GIVEN INSTRUCTION
Gather each line in the entries that includes the string "this".

-- START DATA TO PROCESS --

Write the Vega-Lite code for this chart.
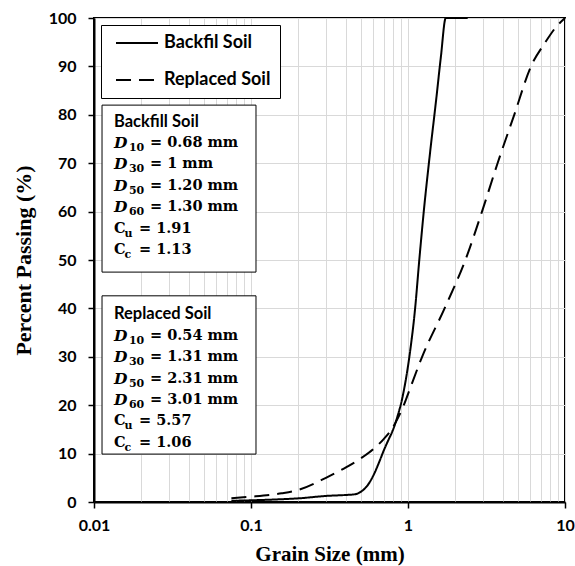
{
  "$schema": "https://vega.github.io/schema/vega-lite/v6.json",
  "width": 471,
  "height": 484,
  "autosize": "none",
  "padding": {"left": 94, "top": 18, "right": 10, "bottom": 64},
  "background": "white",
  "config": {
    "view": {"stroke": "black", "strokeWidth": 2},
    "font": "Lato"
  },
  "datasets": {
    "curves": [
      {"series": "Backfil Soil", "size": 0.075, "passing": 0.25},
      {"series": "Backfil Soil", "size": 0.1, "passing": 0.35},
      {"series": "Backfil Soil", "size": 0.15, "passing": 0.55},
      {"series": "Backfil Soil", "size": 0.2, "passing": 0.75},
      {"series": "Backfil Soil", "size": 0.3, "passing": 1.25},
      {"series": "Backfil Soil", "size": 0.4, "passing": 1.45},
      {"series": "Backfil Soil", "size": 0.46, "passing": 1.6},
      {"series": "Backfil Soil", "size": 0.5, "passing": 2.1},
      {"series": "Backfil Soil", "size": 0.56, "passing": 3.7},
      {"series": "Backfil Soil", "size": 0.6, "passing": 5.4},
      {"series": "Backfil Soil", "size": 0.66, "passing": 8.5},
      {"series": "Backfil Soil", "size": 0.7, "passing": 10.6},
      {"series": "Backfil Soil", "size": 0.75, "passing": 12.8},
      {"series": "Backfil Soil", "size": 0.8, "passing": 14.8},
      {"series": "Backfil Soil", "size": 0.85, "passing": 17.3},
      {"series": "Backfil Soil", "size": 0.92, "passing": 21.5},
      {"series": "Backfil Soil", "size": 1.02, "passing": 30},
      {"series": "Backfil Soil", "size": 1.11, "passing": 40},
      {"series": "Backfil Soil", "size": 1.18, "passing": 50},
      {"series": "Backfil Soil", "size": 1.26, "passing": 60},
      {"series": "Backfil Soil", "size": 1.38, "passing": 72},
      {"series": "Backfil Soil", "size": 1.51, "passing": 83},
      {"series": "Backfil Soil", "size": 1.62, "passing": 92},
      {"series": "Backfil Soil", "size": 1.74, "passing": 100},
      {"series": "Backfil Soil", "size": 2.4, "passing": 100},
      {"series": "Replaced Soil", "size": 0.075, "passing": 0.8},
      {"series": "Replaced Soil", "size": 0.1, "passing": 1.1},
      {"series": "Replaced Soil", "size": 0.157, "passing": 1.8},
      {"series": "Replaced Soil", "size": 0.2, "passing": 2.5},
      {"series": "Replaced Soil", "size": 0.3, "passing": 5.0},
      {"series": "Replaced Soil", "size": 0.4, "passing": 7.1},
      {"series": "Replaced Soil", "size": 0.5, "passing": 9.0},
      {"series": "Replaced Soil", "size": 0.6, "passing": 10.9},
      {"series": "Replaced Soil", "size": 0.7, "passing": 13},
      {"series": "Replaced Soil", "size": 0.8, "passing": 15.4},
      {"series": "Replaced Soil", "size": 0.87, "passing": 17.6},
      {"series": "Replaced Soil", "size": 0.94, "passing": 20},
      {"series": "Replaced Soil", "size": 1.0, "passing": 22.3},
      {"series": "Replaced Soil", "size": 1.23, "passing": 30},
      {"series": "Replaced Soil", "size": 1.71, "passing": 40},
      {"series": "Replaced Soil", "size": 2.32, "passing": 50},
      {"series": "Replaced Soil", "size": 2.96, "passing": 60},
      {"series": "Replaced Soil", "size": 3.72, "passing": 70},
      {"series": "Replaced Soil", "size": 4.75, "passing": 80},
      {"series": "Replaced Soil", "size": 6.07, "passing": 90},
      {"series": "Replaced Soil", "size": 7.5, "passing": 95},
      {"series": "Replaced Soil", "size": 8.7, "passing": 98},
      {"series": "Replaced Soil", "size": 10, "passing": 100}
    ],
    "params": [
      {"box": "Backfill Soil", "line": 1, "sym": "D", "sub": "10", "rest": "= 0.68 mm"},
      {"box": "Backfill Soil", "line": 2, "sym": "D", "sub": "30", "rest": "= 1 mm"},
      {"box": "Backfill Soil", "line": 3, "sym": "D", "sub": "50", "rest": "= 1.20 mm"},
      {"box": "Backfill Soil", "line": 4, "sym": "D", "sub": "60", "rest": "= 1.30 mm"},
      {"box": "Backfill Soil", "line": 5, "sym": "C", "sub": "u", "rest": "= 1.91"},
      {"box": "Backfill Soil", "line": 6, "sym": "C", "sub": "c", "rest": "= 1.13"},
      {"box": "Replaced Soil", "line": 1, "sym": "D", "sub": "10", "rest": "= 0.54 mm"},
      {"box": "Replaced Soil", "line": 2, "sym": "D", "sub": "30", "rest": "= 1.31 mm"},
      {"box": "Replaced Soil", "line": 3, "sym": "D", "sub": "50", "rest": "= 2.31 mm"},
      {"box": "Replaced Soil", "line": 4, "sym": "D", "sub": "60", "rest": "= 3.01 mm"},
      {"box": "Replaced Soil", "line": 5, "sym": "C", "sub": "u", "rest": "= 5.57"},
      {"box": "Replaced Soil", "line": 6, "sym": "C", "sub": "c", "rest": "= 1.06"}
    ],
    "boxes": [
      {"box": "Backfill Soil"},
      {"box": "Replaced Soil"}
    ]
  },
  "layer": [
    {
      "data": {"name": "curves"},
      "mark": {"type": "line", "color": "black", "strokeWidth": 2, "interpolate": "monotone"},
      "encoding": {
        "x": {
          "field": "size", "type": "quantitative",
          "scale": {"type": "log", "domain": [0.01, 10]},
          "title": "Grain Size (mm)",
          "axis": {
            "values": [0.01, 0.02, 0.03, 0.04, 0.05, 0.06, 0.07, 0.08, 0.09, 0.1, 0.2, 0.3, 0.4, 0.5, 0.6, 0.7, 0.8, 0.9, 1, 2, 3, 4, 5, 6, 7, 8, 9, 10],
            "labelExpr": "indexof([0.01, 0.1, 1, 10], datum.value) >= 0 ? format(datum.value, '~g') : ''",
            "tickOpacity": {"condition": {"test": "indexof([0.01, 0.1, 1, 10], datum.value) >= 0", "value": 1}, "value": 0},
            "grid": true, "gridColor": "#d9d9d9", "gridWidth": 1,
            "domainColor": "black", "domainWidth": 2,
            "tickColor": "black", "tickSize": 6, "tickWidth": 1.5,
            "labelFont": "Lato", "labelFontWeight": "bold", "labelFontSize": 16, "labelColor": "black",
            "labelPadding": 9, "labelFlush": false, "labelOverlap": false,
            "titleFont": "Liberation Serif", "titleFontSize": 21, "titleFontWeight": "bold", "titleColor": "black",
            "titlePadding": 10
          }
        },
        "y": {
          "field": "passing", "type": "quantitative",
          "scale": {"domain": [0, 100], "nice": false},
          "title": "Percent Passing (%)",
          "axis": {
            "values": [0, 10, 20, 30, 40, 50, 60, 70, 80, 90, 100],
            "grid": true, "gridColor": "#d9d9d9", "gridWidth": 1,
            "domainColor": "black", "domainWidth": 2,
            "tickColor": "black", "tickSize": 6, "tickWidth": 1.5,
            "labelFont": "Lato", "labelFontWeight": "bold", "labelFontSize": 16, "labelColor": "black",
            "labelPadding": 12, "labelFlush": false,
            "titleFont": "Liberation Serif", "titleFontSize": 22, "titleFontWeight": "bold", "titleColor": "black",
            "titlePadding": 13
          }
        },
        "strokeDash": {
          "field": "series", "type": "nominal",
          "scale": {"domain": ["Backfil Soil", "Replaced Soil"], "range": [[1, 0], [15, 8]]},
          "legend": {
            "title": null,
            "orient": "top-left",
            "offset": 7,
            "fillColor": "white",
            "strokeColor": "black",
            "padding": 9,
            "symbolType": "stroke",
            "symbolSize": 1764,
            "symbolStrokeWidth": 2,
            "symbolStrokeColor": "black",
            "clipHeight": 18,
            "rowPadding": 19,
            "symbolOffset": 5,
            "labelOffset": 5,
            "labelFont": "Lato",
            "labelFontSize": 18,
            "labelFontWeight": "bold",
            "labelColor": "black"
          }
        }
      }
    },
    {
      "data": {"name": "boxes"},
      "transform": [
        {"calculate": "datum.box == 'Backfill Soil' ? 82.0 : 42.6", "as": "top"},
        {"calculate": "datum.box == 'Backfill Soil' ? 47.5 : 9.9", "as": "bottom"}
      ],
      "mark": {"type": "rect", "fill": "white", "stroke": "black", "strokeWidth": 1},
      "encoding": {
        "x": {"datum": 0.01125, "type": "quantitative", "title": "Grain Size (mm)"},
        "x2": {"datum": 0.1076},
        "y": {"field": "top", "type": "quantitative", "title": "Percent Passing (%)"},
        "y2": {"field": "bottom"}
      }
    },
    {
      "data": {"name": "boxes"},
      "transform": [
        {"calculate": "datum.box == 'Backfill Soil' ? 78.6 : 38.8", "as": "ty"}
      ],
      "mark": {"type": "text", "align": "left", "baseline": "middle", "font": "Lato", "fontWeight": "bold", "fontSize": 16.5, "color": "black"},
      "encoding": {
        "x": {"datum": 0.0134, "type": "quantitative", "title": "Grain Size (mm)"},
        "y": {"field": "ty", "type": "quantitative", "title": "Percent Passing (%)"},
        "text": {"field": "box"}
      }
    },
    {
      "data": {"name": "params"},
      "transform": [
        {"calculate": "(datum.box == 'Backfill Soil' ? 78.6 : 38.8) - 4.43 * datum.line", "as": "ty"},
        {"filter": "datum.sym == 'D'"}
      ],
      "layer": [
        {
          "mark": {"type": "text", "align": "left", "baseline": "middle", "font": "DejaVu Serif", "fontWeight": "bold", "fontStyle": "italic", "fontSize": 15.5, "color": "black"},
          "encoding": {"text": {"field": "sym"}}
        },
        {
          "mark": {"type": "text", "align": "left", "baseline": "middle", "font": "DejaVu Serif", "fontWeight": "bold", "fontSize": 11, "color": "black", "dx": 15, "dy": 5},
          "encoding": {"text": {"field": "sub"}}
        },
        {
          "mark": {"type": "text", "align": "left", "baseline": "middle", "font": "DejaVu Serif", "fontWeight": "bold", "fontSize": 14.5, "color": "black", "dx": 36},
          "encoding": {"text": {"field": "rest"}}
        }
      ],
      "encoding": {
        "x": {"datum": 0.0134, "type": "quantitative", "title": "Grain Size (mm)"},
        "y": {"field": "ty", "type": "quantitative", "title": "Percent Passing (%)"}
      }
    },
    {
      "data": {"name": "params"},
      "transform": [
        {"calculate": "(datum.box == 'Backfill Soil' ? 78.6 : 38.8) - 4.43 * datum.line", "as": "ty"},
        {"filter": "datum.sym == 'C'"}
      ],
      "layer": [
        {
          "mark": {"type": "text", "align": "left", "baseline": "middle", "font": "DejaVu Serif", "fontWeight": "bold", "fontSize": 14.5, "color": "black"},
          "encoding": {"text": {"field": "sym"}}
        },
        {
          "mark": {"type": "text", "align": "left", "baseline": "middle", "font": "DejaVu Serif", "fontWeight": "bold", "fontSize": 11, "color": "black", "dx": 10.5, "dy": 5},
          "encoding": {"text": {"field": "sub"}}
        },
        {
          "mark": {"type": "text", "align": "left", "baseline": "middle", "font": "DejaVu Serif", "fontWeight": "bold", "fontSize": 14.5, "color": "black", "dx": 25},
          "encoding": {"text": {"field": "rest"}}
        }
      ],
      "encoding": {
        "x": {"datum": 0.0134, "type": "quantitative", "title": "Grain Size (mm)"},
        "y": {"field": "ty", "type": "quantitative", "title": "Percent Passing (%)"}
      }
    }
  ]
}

-- END DATA TO PROCESS --
-- START DATA TO PROCESS --

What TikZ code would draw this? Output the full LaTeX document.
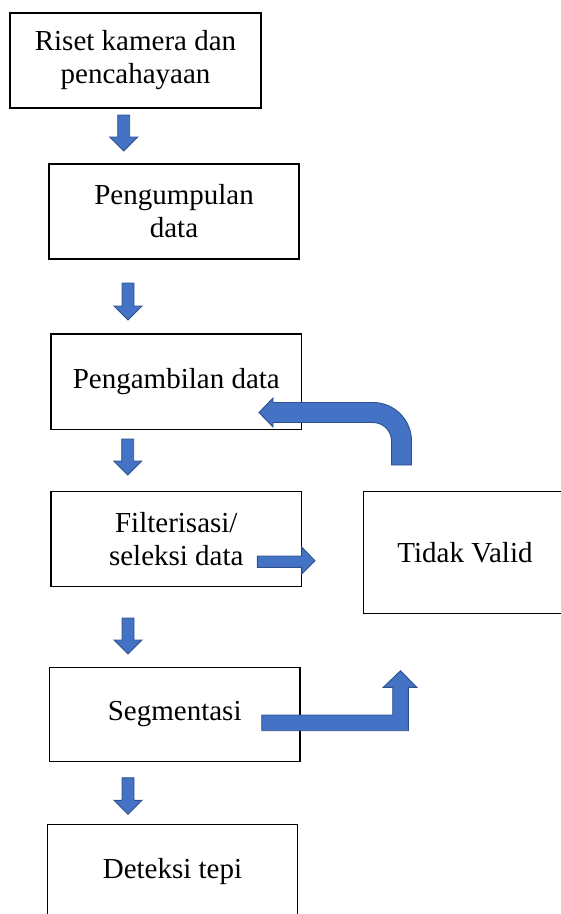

-- END DATA TO PROCESS --
-- START DATA TO PROCESS --

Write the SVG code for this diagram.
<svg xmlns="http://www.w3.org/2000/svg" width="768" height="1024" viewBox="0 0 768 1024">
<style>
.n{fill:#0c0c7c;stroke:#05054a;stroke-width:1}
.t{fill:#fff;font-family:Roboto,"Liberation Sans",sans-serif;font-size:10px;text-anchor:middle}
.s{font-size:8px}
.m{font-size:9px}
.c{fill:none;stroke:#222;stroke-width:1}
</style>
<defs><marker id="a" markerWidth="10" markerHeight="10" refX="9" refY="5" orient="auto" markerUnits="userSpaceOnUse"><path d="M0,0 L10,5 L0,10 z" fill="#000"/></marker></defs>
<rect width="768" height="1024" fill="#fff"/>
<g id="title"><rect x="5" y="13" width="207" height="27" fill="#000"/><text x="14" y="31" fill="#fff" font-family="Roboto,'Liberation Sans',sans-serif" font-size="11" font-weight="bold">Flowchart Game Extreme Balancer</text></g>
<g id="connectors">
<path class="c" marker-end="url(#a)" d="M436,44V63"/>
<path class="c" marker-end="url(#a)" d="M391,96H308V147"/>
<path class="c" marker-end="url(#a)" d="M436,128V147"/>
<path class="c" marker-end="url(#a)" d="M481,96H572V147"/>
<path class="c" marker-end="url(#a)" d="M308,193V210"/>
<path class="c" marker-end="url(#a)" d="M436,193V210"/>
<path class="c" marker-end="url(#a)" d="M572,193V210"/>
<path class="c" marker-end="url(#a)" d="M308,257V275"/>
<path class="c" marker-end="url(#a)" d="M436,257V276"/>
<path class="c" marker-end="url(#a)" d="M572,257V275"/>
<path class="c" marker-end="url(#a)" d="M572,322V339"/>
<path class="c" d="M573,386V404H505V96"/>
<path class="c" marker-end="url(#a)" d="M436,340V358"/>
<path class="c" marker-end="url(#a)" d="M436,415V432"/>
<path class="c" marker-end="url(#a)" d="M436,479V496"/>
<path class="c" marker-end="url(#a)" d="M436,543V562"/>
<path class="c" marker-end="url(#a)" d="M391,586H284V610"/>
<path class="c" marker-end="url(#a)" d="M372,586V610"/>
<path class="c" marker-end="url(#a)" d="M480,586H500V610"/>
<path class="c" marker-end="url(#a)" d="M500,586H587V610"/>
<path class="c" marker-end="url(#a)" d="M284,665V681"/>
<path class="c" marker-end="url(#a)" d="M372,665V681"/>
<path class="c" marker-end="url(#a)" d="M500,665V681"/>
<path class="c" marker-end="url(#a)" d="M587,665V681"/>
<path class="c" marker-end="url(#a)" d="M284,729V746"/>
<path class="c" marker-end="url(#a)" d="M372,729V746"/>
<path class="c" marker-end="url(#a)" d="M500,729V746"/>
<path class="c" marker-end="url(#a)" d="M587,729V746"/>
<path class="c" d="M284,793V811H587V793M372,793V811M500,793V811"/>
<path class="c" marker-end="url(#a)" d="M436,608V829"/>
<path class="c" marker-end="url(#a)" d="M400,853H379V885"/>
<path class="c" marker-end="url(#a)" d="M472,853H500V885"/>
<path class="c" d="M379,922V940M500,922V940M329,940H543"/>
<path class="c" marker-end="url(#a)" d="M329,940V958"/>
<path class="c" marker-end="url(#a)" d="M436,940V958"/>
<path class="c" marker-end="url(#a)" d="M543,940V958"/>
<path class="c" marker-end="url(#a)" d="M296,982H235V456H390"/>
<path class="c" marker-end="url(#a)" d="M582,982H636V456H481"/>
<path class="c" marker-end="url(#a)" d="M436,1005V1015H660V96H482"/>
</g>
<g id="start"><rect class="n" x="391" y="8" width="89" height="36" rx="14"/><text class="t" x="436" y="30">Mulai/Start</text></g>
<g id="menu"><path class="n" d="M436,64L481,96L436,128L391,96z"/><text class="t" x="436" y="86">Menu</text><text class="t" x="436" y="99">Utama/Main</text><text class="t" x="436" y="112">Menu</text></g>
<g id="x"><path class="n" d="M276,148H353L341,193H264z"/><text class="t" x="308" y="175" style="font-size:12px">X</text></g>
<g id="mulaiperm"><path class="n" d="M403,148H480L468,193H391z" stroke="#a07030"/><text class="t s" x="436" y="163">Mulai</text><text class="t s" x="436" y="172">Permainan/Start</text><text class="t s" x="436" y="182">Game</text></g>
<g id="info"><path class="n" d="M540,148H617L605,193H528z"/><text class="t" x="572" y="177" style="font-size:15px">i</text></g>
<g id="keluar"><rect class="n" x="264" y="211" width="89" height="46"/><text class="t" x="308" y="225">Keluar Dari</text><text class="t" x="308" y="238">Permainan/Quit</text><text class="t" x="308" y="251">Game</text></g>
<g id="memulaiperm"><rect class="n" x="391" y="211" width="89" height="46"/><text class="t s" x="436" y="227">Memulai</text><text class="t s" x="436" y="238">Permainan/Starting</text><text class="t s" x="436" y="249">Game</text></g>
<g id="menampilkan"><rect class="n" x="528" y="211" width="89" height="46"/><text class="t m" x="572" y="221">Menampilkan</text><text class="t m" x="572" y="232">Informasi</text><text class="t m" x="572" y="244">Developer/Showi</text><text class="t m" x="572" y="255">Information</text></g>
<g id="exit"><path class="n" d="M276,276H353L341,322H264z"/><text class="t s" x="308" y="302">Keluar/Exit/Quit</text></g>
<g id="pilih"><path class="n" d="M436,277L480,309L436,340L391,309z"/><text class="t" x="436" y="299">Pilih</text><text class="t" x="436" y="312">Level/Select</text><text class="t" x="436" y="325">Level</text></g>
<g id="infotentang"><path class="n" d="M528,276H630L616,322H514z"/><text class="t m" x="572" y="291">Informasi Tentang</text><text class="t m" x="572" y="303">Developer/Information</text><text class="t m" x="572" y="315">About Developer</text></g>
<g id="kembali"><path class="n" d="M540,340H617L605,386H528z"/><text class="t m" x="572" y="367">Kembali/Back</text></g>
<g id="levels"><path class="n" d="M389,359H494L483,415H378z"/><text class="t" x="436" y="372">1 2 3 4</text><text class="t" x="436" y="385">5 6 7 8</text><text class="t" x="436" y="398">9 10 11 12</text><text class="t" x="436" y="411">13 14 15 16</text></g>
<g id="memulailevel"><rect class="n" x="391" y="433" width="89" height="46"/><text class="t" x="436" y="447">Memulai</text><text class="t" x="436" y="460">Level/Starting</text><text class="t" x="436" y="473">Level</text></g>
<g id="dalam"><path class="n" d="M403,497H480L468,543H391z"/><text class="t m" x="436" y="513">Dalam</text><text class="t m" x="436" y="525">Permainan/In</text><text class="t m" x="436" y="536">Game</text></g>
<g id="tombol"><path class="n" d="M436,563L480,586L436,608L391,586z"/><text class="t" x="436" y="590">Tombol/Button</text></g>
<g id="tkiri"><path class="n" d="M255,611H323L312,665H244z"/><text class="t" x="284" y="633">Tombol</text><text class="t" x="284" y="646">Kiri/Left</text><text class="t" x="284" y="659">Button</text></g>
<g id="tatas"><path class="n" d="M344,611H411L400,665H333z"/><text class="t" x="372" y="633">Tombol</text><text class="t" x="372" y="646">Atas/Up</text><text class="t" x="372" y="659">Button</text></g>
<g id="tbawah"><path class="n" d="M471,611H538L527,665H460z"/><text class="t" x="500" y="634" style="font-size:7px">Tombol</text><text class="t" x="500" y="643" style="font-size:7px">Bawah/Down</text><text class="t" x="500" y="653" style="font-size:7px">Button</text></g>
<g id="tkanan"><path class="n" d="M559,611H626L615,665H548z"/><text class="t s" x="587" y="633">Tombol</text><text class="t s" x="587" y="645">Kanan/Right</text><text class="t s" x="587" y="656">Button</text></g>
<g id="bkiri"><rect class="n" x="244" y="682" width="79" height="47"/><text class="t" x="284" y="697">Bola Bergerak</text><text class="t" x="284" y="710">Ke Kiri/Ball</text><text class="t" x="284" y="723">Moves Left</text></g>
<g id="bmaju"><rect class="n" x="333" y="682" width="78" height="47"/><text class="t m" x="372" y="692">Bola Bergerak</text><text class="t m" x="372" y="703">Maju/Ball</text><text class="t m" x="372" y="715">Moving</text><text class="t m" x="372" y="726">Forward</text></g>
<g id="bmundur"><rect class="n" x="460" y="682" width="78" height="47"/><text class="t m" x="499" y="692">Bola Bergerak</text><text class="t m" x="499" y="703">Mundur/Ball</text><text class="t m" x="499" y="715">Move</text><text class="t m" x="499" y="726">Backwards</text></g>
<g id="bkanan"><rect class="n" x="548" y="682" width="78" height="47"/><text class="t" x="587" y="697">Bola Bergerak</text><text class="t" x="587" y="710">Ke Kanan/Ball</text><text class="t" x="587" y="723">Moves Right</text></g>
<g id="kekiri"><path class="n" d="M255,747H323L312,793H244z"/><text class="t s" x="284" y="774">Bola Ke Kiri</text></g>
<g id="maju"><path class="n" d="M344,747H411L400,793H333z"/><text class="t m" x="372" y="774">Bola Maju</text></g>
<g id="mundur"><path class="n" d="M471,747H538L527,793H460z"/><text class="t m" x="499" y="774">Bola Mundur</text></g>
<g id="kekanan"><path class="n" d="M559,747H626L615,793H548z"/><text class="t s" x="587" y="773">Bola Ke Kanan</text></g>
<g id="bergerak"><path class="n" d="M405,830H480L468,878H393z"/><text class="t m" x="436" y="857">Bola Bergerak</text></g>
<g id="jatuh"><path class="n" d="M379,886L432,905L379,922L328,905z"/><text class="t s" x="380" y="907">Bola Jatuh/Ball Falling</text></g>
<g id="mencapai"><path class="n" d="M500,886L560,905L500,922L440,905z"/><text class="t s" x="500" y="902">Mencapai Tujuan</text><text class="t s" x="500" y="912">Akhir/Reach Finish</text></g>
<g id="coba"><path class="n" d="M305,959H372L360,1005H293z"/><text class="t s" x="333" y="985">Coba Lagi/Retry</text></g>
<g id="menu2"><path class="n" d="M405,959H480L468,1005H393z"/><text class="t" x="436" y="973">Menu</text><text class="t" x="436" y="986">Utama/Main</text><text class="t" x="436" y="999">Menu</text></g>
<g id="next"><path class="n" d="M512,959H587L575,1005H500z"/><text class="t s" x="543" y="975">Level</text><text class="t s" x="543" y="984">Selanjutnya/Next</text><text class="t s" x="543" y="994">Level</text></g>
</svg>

-- END DATA TO PROCESS --

FINAL RESULT
Write the Vega-Lite code for this chart.
What TikZ code would draw this? Output the full LaTeX document.
Write the SVG code for this diagram.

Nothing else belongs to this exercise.